Open Data
RECAP Artificial Data Traces
Throughout the course of the project, RECAP has collected a large amount amount of data. In an effort to increase transparency and research speed, RECAP has opted to release real and artificial workloads aiding in the research process throughout the field of cloud computing.
Data on:
- Infrastructure and Network Management
- Big Data Analytics
- Edge/Fog Computing for Smart Cities
- Virtual Content Delivery Networks
Was provided by the RECAP partners and extended using algorithms for synthetic workload generation such as:
- Structural Models based Workload Generation
- Regression-Model-based Workload Generation
- GAN-based Workload Generation
- Traffic Propagation based Workload Generation
The work was performed as part of WP5. The objective of the WP5 – Data Collection, Visualization and Analysis of RECAP is to provide the necessary tools for managing and refining the data needed for the rest of the work packages.
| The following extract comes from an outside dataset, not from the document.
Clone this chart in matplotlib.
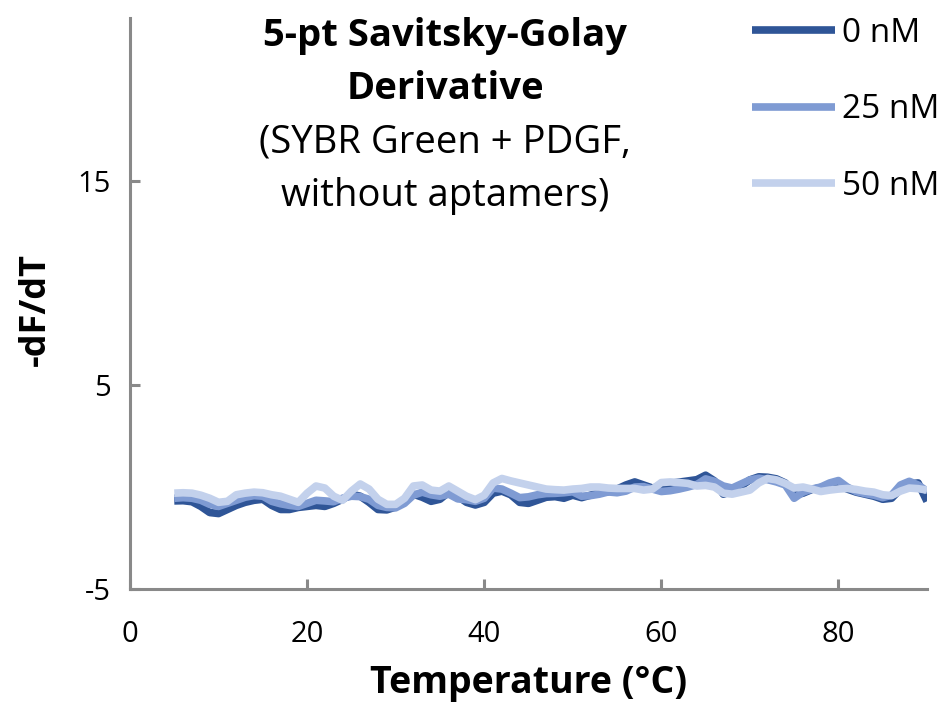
import matplotlib
matplotlib.use("Agg")
import matplotlib.pyplot as plt
import numpy as np

# Melt-curve derivative traces, one value per degree from 5 to 90 °C
temperature = np.arange(5, 91)

conc_labels = ["0 nM", "25 nM", "50 nM"]
conc_colors = ["#2f5597", "#7f9bd3", "#c3d1ec"]

deriv_0nM = [
    -0.68, -0.67, -0.72, -0.95, -1.25, -1.30, -1.10, -0.90, -0.75, -0.65,
    -0.60, -0.90, -1.10, -1.10, -1.00, -0.95, -0.90, -0.95, -0.80, -0.60,
    -0.35, -0.45, -0.75, -1.10, -1.12, -0.98, -0.70, -0.35, -0.50, -0.70,
    -0.60, -0.25, -0.45, -0.75, -0.88, -0.75, -0.30, -0.20, -0.38, -0.75,
    -0.80, -0.65, -0.50, -0.47, -0.55, -0.40, -0.52, -0.40, -0.28, -0.23,
    -0.10, 0.10, 0.25, 0.10, -0.05, 0.05, 0.18, 0.24, 0.30, 0.36,
    0.58, 0.30, -0.35, -0.20, 0.05, 0.35, 0.50, 0.48, 0.40, 0.20,
    -0.40, -0.30, -0.12, -0.02, 0.08, 0.10, -0.10, -0.25, -0.35, -0.45,
    -0.60, -0.55, -0.10, 0.15, 0.20, -0.70,
]
deriv_25nM = [
    -0.55, -0.52, -0.55, -0.65, -0.85, -0.95, -0.80, -0.65, -0.50, -0.42,
    -0.45, -0.70, -0.82, -0.90, -0.95, -0.80, -0.65, -0.68, -0.72, -0.55,
    -0.45, -0.47, -0.60, -0.90, -1.00, -1.02, -0.80, -0.40, -0.25, -0.38,
    -0.45, -0.35, -0.58, -0.62, -0.70, -0.55, -0.05, -0.10, -0.30, -0.52,
    -0.48, -0.38, -0.32, -0.31, -0.28, -0.23, -0.45, -0.42, -0.35, -0.24,
    -0.28, -0.20, 0.00, 0.02, -0.10, -0.22, -0.18, -0.10, 0.00, 0.12,
    0.40, 0.28, 0.05, -0.05, 0.15, 0.35, 0.43, 0.36, 0.25, 0.10,
    -0.55, -0.25, -0.10, 0.00, 0.20, 0.32, 0.00, -0.22, -0.32, -0.40,
    -0.52, -0.40, 0.10, 0.28, 0.10, -0.20,
]
deriv_50nM = [
    -0.30, -0.28, -0.30, -0.40, -0.55, -0.75, -0.70, -0.38, -0.30, -0.25,
    -0.28, -0.38, -0.45, -0.60, -0.75, -0.30, 0.05, -0.05, -0.45, -0.65,
    -0.20, 0.15, -0.10, -0.60, -0.85, -0.85, -0.55, 0.05, 0.10, -0.15,
    -0.20, 0.05, -0.20, -0.45, -0.62, -0.40, 0.20, 0.42, 0.30, 0.20,
    0.10, 0.00, -0.10, -0.13, -0.15, -0.10, -0.07, 0.00, 0.00, -0.05,
    -0.07, -0.07, -0.07, -0.15, -0.10, 0.22, 0.25, 0.22, 0.18, 0.05,
    0.08, 0.00, -0.30, -0.35, -0.25, -0.15, 0.20, 0.42, 0.35, 0.18,
    -0.05, 0.00, -0.10, -0.22, -0.15, -0.10, -0.07, -0.12, -0.20, -0.25,
    -0.38, -0.42, -0.20, -0.05, -0.08, -0.15,
]
series = [deriv_0nM, deriv_25nM, deriv_50nM]

x_ticks = [0, 20, 40, 60, 80]
y_ticks = [-5, 5, 15]

FONT = ["Open Sans", "DejaVu Sans"]
AXIS_GRAY = "#898989"

fig = plt.figure(figsize=(9.46, 7.02), dpi=100)
ax = fig.add_axes([130 / 946, 1 - 589 / 702, 797 / 946, 571 / 702])

for vals, lab, col in zip(series, conc_labels, conc_colors):
    ax.plot(temperature, vals, color=col, linewidth=5.5, label=lab,
            solid_capstyle="butt", solid_joinstyle="round")

ax.set_xlim(0, 90)
ax.set_ylim(-5, 23)
ax.set_xticks(x_ticks)
ax.set_yticks(y_ticks)
ax.set_xticklabels([str(t) for t in x_ticks], fontfamily=FONT, fontsize=21)
ax.set_yticklabels([str(t) for t in y_ticks], fontfamily=FONT, fontsize=21)

for side in ("top", "right"):
    ax.spines[side].set_visible(False)
for side in ("left", "bottom"):
    ax.spines[side].set_color(AXIS_GRAY)
    ax.spines[side].set_linewidth(2.2)
ax.tick_params(axis="both", direction="in", color=AXIS_GRAY, width=2.2,
               length=7, labelcolor="black")
ax.tick_params(axis="x", pad=22)
ax.tick_params(axis="y", pad=14)

ax.set_xlabel("Temperature (°C)", fontfamily=FONT, fontsize=27, fontweight="bold")
ax.xaxis.set_label_coords(0.5, -0.165)
ax.xaxis.label.set_va("center")
ax.set_ylabel("-dF/dT", fontfamily=FONT, fontsize=26, fontweight="bold")
ax.yaxis.set_label_coords(-0.118, 0.49)
ax.yaxis.label.set_va("center")

# Title block: two bold lines, two regular lines
title_lines = [
    ("5-pt Savitsky-Golay", "bold", 36),
    ("Derivative", "bold", 89),
    ("(SYBR Green + PDGF,", "normal", 143),
    ("without aptamers)", "normal", 196),
]
for txt, weight, ypx in title_lines:
    fig.text(445 / 946, 1 - ypx / 702, txt, ha="center", va="center",
             fontfamily=FONT, fontsize=27.5, fontweight=weight)

leg = ax.legend(loc="upper left", bbox_to_anchor=(752 / 946, 1 - 17 / 702),
                bbox_transform=fig.transFigure, frameon=False,
                prop={"family": FONT, "size": 24}, handlelength=2.5,
                handletextpad=0.2, labelspacing=1.3, borderpad=0,
                borderaxespad=0)

fig.savefig("out.png", dpi=100)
This includes the collection as well as the generation of data. Within this work package, Task 5.3 Artificial Workload Generation is responsible for the generation of a collection of datasets with artificial workloads, that complement the real data traces collected from industrial partners. Moreover, because publicly available workload data is scarce we provide the data as public data sets. This document released with the data is a companion report to Deliverable D5.3 which is of type “dataset”. The aim of the report is to describe the collection of datasets that constitute D5.3 and the mathematical techniques (structural time series models, generative adversarial networks, and workload based on traffic propagation) by which one can artificially generate and/or augment such datasets. The datasets described include real data traces collected by industrial partners and artificial data traces generated by the use of statistical models and neural networks. Each published data set can be used by the scientific and industrial community as a starting point for the modelling and experimental validation of distributed edge and cloud applications, facilitating the repeatability of the results.
Download
The data is hosted on Zenodo.
Open Access Guidelines
Zenodo is an OpenAire indexed repository for open access publication of scientific work and data. It meets EU regulations in terms of data publications, and is hosted by CERN with a program defined for the next 20+ years.
Citation
Please use the follow BibTeX to cite the data:
@dataset{leznik_mark_2019_3458559,
author = {Leznik, Mark and
Garcia Leiva, Rafael and
Le Duc, Thang and
Svorobej, Sergej and
Närvä, Linus and
Noya Mariño, Manuel and
Willis, Peter and
Giannoutakis, Konstantinos M. and
Loomba, Radhika and
Humanes, Héctor and
López, Miguel Ángel and
Östberg, P-O and
Casari, Paolo and
Domaschka, Jörg},
title = {RECAP Artificial Data Traces},
month = oct,
year = 2019,
note = ,
publisher = {Zenodo},
version = {1.0},
doi = {10.5281/zenodo.3458559},
url = {https://doi.org/10.5281/zenodo.3458559}
}